Thomas Barrie, AIA, NC State University
This paper will present the symbolic, mediating and transient roles of funerary architecture. It will focus on the lengthy history of house tombs, where domestic images often symbolized the eternal house of the dead – a place often built not only to house the dead but also to materialize their lives and provide portentous bridges to the lands of the dead and revered ancestors. The paper will have a particular emphasis on the multiple and conflicting interpretations and explanations regarding Mayan tombs in general and those found on the Yucatan Peninsula specifically. The conclusion will suggest that the multifarious roles, symbolizations and materializations of funerary architecture often relied on domestic imagery and referrals to establish their potency and authority. This session may include some brief, interactive exercises.
Background
Sacred places, either believed to be revealed by the gods or consecrated in the hope that they would appear, were specific places clearly separated from their surroundings. The gods, in all their manifestations, symbolized eternal life and from the earliest building programs, architecture was put in service of embodying and representing their continuity. Placemaking acts established eternal places reserved only for the rituals of the clans, tribes or cultures that created them, but death, especially of rulers, represented an impermanence that needed to be reconciled.
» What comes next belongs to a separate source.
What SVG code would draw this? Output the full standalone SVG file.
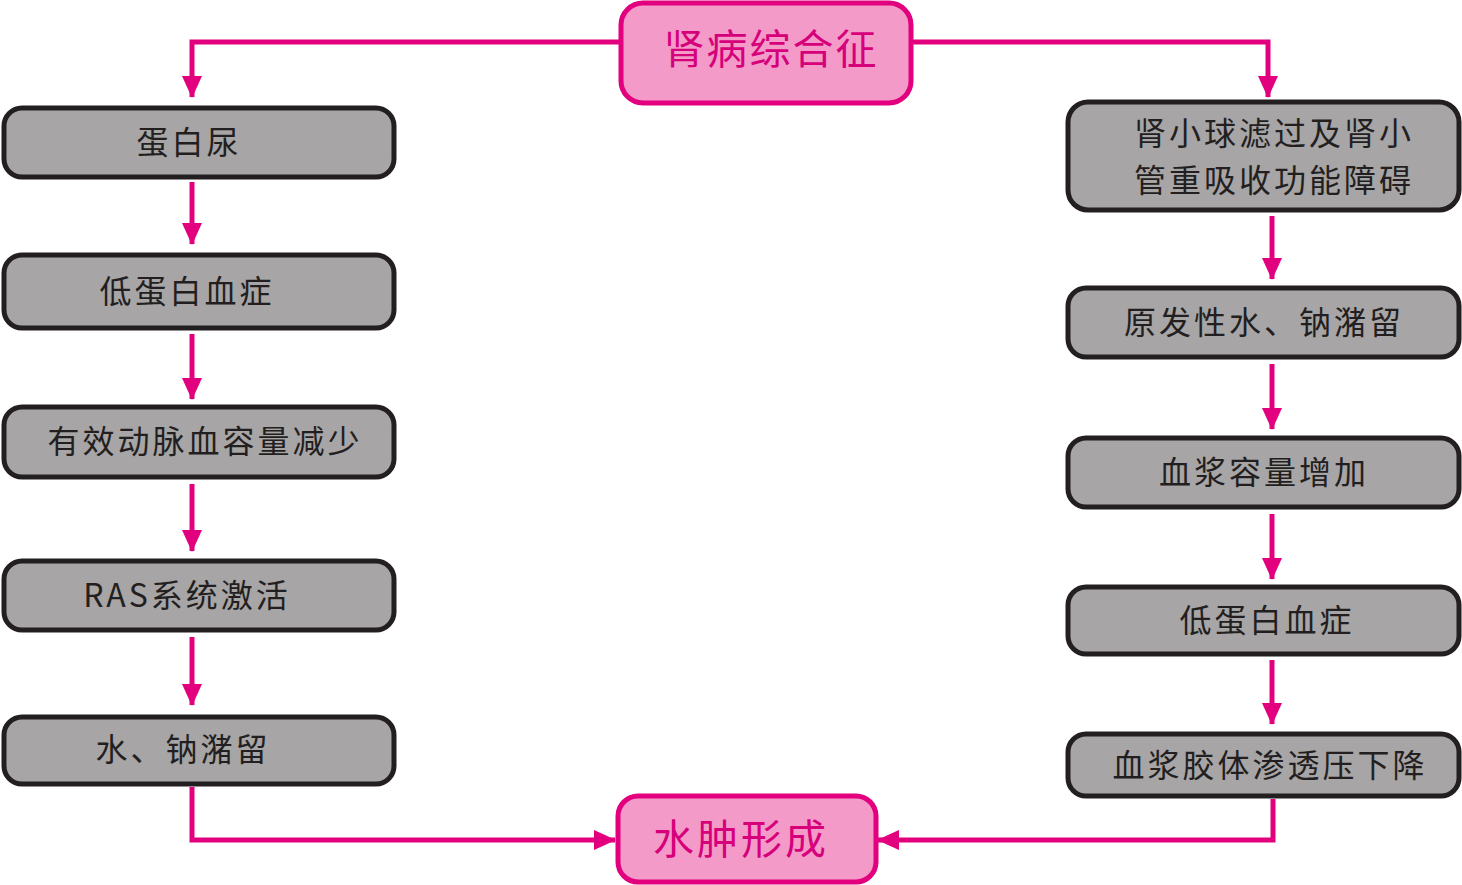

Death and place are inextricably bound to the human experience and pose enduring existential questions pertaining to corporality and continuity. Deities first appeared as the sun and the earth, living and dying through days and seasons, but ever-present. Early in the history of religion, the god who dies and is reborn appears, and subsequently becomes an enduring type. Rulers — chiefs, pharaohs, kings — became earthly manifestations of deities and when they died their tombs, with often but not always carefully preserved relics (and often an array of accoutrements needed for their eternal houses), symbolized transcendence over death and the continuity of their authority.1 Architecture, of all the art forms, has proven to be the most effective in commemoralizing the dead2 and mortuary architecture is one of the earliest and most enduring of building types. Funerary architecture had multiple and multivalent roles of mediating between life and death (with inflections to each culture) — permanence and decay – humans and their gods. It is arguably the most symbolically potent and diverse of sacred building types and includes some of its oldest surviving examples. They were built not only to memorialize the dead but as liminal places where contact with the dead (and all they represented), was often believed possible. In the case of deified rulers, funerary architecture assumed the role of sustaining the power of rulers beyond the grave and mediating between humans and their god-rulers. The architecture materialized the cultural components embodied by the ruler while serving as a medium by which the ruler and all he represented could be accessed.
Notes
1 According to Lindsay Jones, the history of architecture contains a “fabulous abundance and diversity of extravagant religio-architectural manifestations of the fascination, fear and awe of death – tombs, vaults, sepulchers and sarcophagi, morgues, mausoleums, gallows and graves” Lindsay Jones, The Hermeneutics of Sacred Architecture, Volume 1: Monumental Occasions, Reflections on the Eventfulness of Religious Architecture, Cambridge: Harvard University Press, 2000, p.153. 2 Jones, op. cit., p. 180.